However, the image created in the world, among other things because of Obama’s flawed and failed policy, is that Israel alone is responsible for the impasse, and that construction in Jerusalem is the only and main obstacle to securing an agreement between Israel and the Palestinians.
Yet isn’t there a split among the Palestinians? Isn’t Hamas maintaining a rule of terror in Gaza? There are no Iran and no Syria and no weak Palestinian government whose interest in negotiations and an agreement is doubtful?
Somehow, no American policymaker or commentator is asking how Fatah, which cannot engage in talks with its Hamas “brethren” and secure a deal with them, can finalize an agreement with Israel.
Moreover, Obama started off by presenting requests and demands to Israel, the Palestinians, and pro-American Arab state for mutual gestures in order to renew the talks and improve the chances of concluding successfully. Netanyahu was the only leader who did something. In his Bar-Ilan speech he endorsed the two-state principle, and he even declared a construction freeze in the territories.

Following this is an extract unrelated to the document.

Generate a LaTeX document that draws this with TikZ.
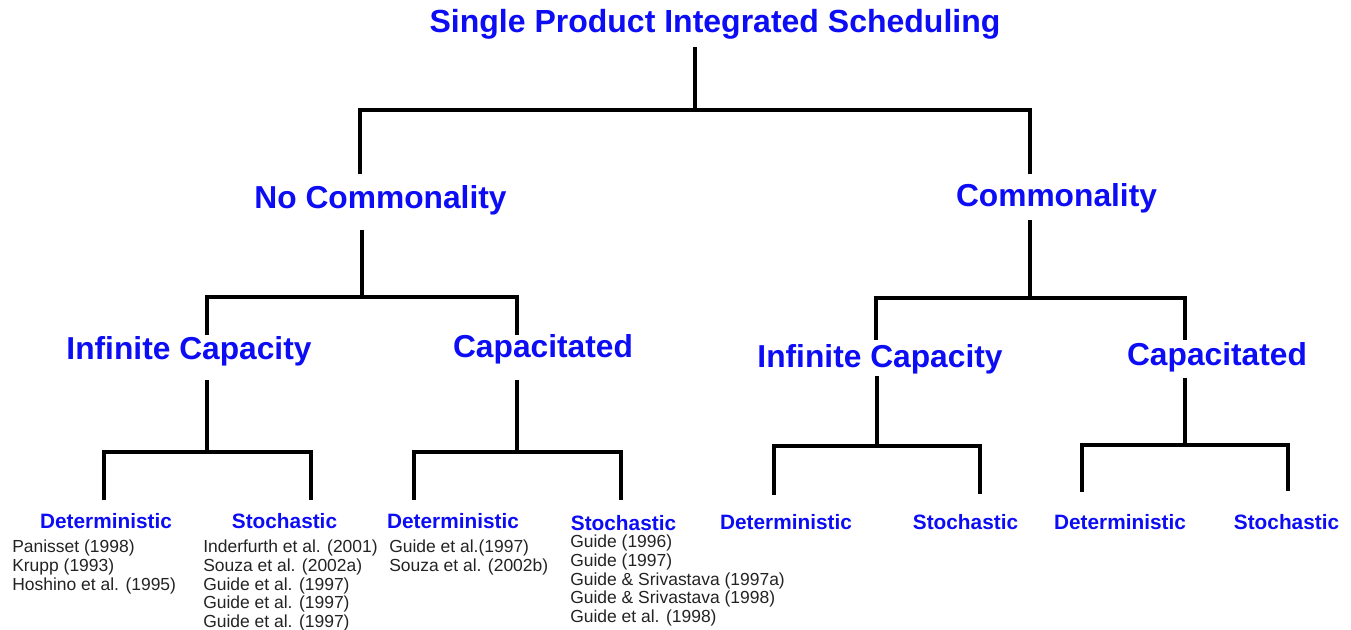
\documentclass[tikz,border=0pt]{standalone}
\usepackage{fontspec}
\setmainfont{Liberation Sans}
\begin{document}
\definecolor{headblue}{RGB}{12,12,245}
\definecolor{refgray}{RGB}{35,35,35}
\begin{tikzpicture}[x=0.75pt,y=-0.75pt,
  title/.style={text=headblue,inner sep=0,anchor=base,font=\bfseries\fontsize{24}{28}\selectfont},
  head/.style={text=headblue,inner sep=0,anchor=base,font=\bfseries\fontsize{23.8}{28}\selectfont},
  leaf/.style={text=headblue,inner sep=0,anchor=base,font=\bfseries\fontsize{15.6}{18}\selectfont},
  refs/.style={text=refgray,inner sep=0,anchor=north west,align=left,font=\fontsize{13.1}{13.9}\selectfont},
  link/.style={draw=black,line width=2.4pt,line join=miter}]
\useasboundingbox (0,0) rectangle (1351,629);

% category headings
\node[title] (root) at (715,32) {Single Product Integrated Scheduling};
\node[head] (nc)  at (380.5,208) {No Commonality};
\node[head] (c)   at (1056.5,206) {Commonality};
\node[head] (nci) at (189,359) {Infinite Capacity};
\node[head] (ncc) at (543,357) {Capacitated};
\node[head] (ci)  at (880,367) {Infinite Capacity};
\node[head] (cc)  at (1217,365) {Capacitated};

% leaf headings
\node[leaf] (d1) at (106,528)   {Deterministic};
\node[leaf] (s1) at (284.5,528) {Stochastic};
\node[leaf] (d2) at (453,528)   {Deterministic};
\node[leaf] (s2) at (623.5,530) {Stochastic};
\node[leaf] (d3) at (786,529)   {Deterministic};
\node[leaf] (s3) at (965.5,529) {Stochastic};
\node[leaf] (d4) at (1120,529)  {Deterministic};
\node[leaf] (s4) at (1286.5,529){Stochastic};

% reference lists
\node[refs] (r1) at (12,540)  {Panisset (1998)\\Krupp (1993)\\Hoshino et al. (1995)};
\node[refs] (r2) at (203,540) {Inderfurth et al. (2001)\\Souza et al. (2002a)\\Guide et al. (1997)\\Guide et al. (1997)\\Guide et al. (1997)};
\node[refs] (r3) at (389,540) {Guide et al.(1997)\\Souza et al. (2002b)};
\node[refs] (r4) at (570,535) {Guide (1996)\\Guide (1997)\\Guide \& Srivastava (1997a)\\Guide \& Srivastava (1998)\\Guide et al. (1998)};

% stem tops and child ends of the tree connectors
\coordinate (root-s) at (695,47);   \coordinate (root-j) at (695,110);
\coordinate (nc-e)   at (360,174);  \coordinate (c-e)    at (1030,174);
\coordinate (nc-s)   at (362,230);  \coordinate (nc-j)   at (362,297);
\coordinate (nci-e)  at (207,335);  \coordinate (ncc-e)  at (517,335);
\coordinate (c-s)    at (1030,220); \coordinate (c-j)    at (1030,298);
\coordinate (ci-e)   at (876,340);  \coordinate (cc-e)   at (1185,340);
\coordinate (nci-s)  at (207,380);  \coordinate (nci-j)  at (207,452);
\coordinate (d1-e)   at (104,500);  \coordinate (s1-e)   at (311,500);
\coordinate (ncc-s)  at (517,380);  \coordinate (ncc-j)  at (517,452);
\coordinate (d2-e)   at (414,500);  \coordinate (s2-e)   at (621,500);
\coordinate (ci-s)   at (877,376);  \coordinate (ci-j)   at (877,446);
\coordinate (d3-e)   at (774,495);  \coordinate (s3-e)   at (980,494);
\coordinate (cc-s)   at (1185,378); \coordinate (cc-j)   at (1185,445);
\coordinate (d4-e)   at (1082,492); \coordinate (s4-e)   at (1288,491);

% connectors
\foreach \p/\a/\b in {root/nc/c, nc/nci/ncc, c/ci/cc, nci/d1/s1, ncc/d2/s2, ci/d3/s3, cc/d4/s4}{
  \draw[link] (\p-s) -- (\p-j);
  \draw[link] (\a-e) -- (\a-e |- \p-j) -- (\b-e |- \p-j) -- (\b-e);
}
\end{tikzpicture}
\end{document}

All the others rejected, some of them contemptuously, the American requests.
No attention to criticism
The crisis in US-Israel ties will not be over until talks between Israel and the Palestinians resume. The Obama Administration is pressing Israel, and only Israel, and will continue to do so until negotiations get underway. Obama is not exerting the necessary parallel pressure on the Palestinians because he has no tools for doing so.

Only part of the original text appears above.